La région MED se trouve à un tournant décisif, avec des changements qui bouleversent un grand nombre de ces pays et créent un environnement favorable à la réforme économique et financière. Ayant manqué un certain nombre d’opportunités de réduire la pauvreté et les inégalités, d’introduire de vastes réformes financières et institutionnelles, et de réaliser des progrès substantiels en termes d’inclusion financière, les pays MED doivent déployer davantage d’efforts dans le futur. Les mouvements sociaux dans la région et les séries antérieures de crises financières ont dévoilé les faiblesses de leur modèle de développement financier et soulevé la question de comment réformer le plus efficacement les politiques financières et créer l’espace nécessaire pour répondre au mieux aux besoins de tous dans la société, pour atteindre même les plus défavorisés. Le rythme lent de développement financier et les politiques de libéralisation adoptées dans la plupart des pays MED dans le passé ont toutefois donné un niveau de croissance économique acceptable, et permis d’atteindre les objectifs de stabilité économique et financière. Les booms pétroliers ont généré des taux de croissance acceptables, avec de meilleurs résultats pour les pays producteurs de pétrole que pour ceux moins développés. Néanmoins, l’impact de telles politiques économiques et financières n’a pas conduit aux résultats escomptés en termes de développement humain, de réduction de la pauvreté et de stabilité financière. La croissance n’a pas été inclusive et a creusé l’écart entre les riches et les pauvres, ce qui est particulièrement le cas en Egypte et au Maroc. En fait, pour certain, la libéralisation financière a aggravé l’instabilité financière. A la lumière d’une réévaluation critique des accomplissements et échecs des pays MED, une nouvelle approche de développement financier doit être adoptée. Ce nouveau modèle doit être plus holistique, intégrant les sphères financières et sociales, et être combiné à des institutions financières fortes. Il est essentiel que les politiques se développent pour accueillir ces sphères en les plaçant à un même niveau d’importance, et au service d’une vision de long terme axée sur le développement financier.
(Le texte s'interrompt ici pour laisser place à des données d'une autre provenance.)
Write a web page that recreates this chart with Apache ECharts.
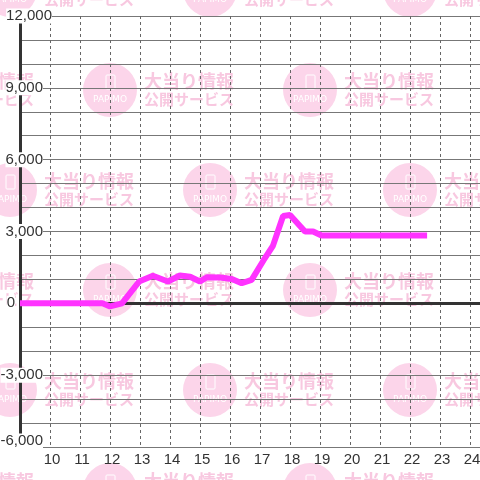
<!DOCTYPE html>
<html>
<head>
<meta charset="utf-8">
<script src="https://cdn.jsdelivr.net/npm/echarts@6/dist/echarts.min.js"></script>
<style>
  html, body { margin: 0; padding: 0; background: #fff; }
  #main { width: 480px; height: 480px; }
</style>
</head>
<body>
<div id="main"></div>
<script>
// hours of the day (x) and balance (y)
var hours = [9.0, 11.75, 12.0, 12.4, 12.45, 12.97, 13.43, 13.93, 14.33, 14.67, 15.0, 15.23,
  15.67, 16.06, 16.39, 16.72, 17.12, 17.43, 17.77, 18.0, 18.5, 18.77, 19.05, 22.57];
var balance = [0, 0, -130, 0, 20, 910, 1150, 910, 1160, 1110, 910, 1090,
  1080, 1020, 840, 980, 1800, 2400, 3650, 3690, 3000, 3000, 2830, 2830];
var xTicks = [10, 11, 12, 13, 14, 15, 16, 17, 18, 19, 20, 21, 22, 23, 24];
var yLabels = [-6000, -3000, 0, 3000, 6000, 9000, 12000];

var chart = echarts.init(document.getElementById("main"));

// watermark tiles
var marks = [];
var rows = [-10, 90, 190, 290, 390, 490];
rows.forEach(function (cy, i) {
  var cols = i % 2 === 0 ? [10, 210, 410] : [-90, 110, 310];
  cols.forEach(function (cx) {
    marks.push({ type: "circle", z: -10, silent: true, shape: { cx: cx, cy: cy, r: 27 }, style: { fill: "#fcd5ea" } });
    marks.push({ type: "rect", z: -9, silent: true, shape: { x: cx - 4, y: cy - 15, width: 9, height: 14, r: 1 },
      style: { fill: null, stroke: "#fff", lineWidth: 1 } });
    marks.push({ type: "text", z: -9, silent: true, x: cx, y: cy + 10,
      style: { text: "PAPIMO", fill: "#fff", font: "9px 'DejaVu Sans'", align: "center", verticalAlign: "middle" } });
    marks.push({ type: "text", z: -9, silent: true, x: cx + 34, y: cy - 9,
      style: { text: "大当り情報", fill: "#f8c8e0", font: "bold 18px 'Noto Sans CJK JP'", align: "left", verticalAlign: "middle" } });
    marks.push({ type: "text", z: -9, silent: true, x: cx + 34, y: cy + 9,
      style: { text: "公開サービス", fill: "#f8c8e0", font: "bold 15px 'Noto Sans CJK JP'", align: "left", verticalAlign: "middle" } });
  });
});

var option = {
  animation: false,
  graphic: marks,
  grid: { left: 20, right: 0, top: 16, bottom: 33, containLabel: false, outerBoundsMode: "none" },
  xAxis: {
    type: "value",
    min: 9,
    max: 9 + 460 / 30,
    interval: 1,
    axisLine: { show: false },
    axisTick: { show: false },
    axisLabel: {
      margin: 5,
      fontSize: 15,
      fontFamily: "Liberation Sans",
      color: "#333",
      padding: [0, 0, 0, 4],
      formatter: function (v) {
        return xTicks.indexOf(v) >= 0 ? String(v) : "";
      },
    },
    splitLine: { show: true, lineStyle: { color: "#666", width: 1, type: [3, 3] } },
  },
  yAxis: {
    type: "value",
    min: -6000,
    max: 12000,
    interval: 1000,
    axisLine: { show: true, lineStyle: { color: "#333", width: 3 } },
    axisTick: { show: false },
    axisLabel: {
      margin: -32,
      formatter: function (v) {
        if (yLabels.indexOf(v) < 0) return "";
        var s = v.toLocaleString("en-US");
        if (v === 12000) return "{b|" + s + "}";
        if (v === 0) return "{b|0}{g| }";
        if (v === -6000) return "{u|" + s + "}{p| }";
        return "{b|" + s + "}{p| }";
      },
      rich: {
        b: { fontSize: 15, fontFamily: "Liberation Sans", color: "#333", backgroundColor: "#fff", lineHeight: 17 },
        u: { fontSize: 15, fontFamily: "Liberation Sans", color: "#333", backgroundColor: "#fff", lineHeight: 17, padding: [0, 0, 12, 0] },
        p: { width: 9 },
        g: { width: 37 },
      },
    },
    splitLine: { show: true, lineStyle: { color: "#777", width: 1 } },
  },
  series: [
    {
      type: "line",
      data: hours.map(function (h, i) { return [h, balance[i]]; }),
      symbol: "none",
      z: 3,
      lineStyle: { color: "#ff33ff", width: 6 },
      markLine: {
        z: 1,
        silent: true,
        symbol: "none",
        label: { show: false },
        lineStyle: { color: "#333", width: 3, type: "solid" },
        data: [{ yAxis: 0 }],
      },
    },
  ],
};
chart.setOption(option);
</script>
</body>
</html>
Le nouveau modèle doit repenser les politiques financières pour qu’elles intègrent des priorités de développement et opérer des changements structurels. Les politiques financières devront être redéfinies pour atteindre non seulement la stabilisation financière, un ajustement et la croissance économique, mais également pour amorcer la transformation requise et générer une croissance généralisée, inclusive et durable. Dans ce contexte, les instruments politiques tels que le développement financier et l’inclusion, la diversification et la libéralisation du secteur financier devront être traités avec attention. En même temps et dans le cadre de ce nouveau paradigme, les politiques financières ne devront pas se dispenser de répondre aux objectifs de la politique sociale où les intérêts et le bien-être de tous dans la société doivent être la cible. Il est donc de prime importance de garantir que la politique sociale soit indissociable des politiques de développement financier pour induire les transformations nécessaires et assurer l’inclusion financière et la croissance économique. Si les sphères sociales et financières doivent être reliées pour créer des synergies, ce nouveau modèle de développement financier n’atteindra pas ces objectifs si les réformes politiques et institutionnelles restent superficielles. Enfin, pour réduire durablement la pauvreté et les inégalités il faut admettre que les politiques, les institutions, les politiques financières et socio-économiques sont étroitement liées et ont un impact les unes sur les autres. Coordonner les politiques financières et sociales et les réformes institutionnelles et politiques induira des changements positifs et durables en vertu d’une vision de développement financier clairement définie.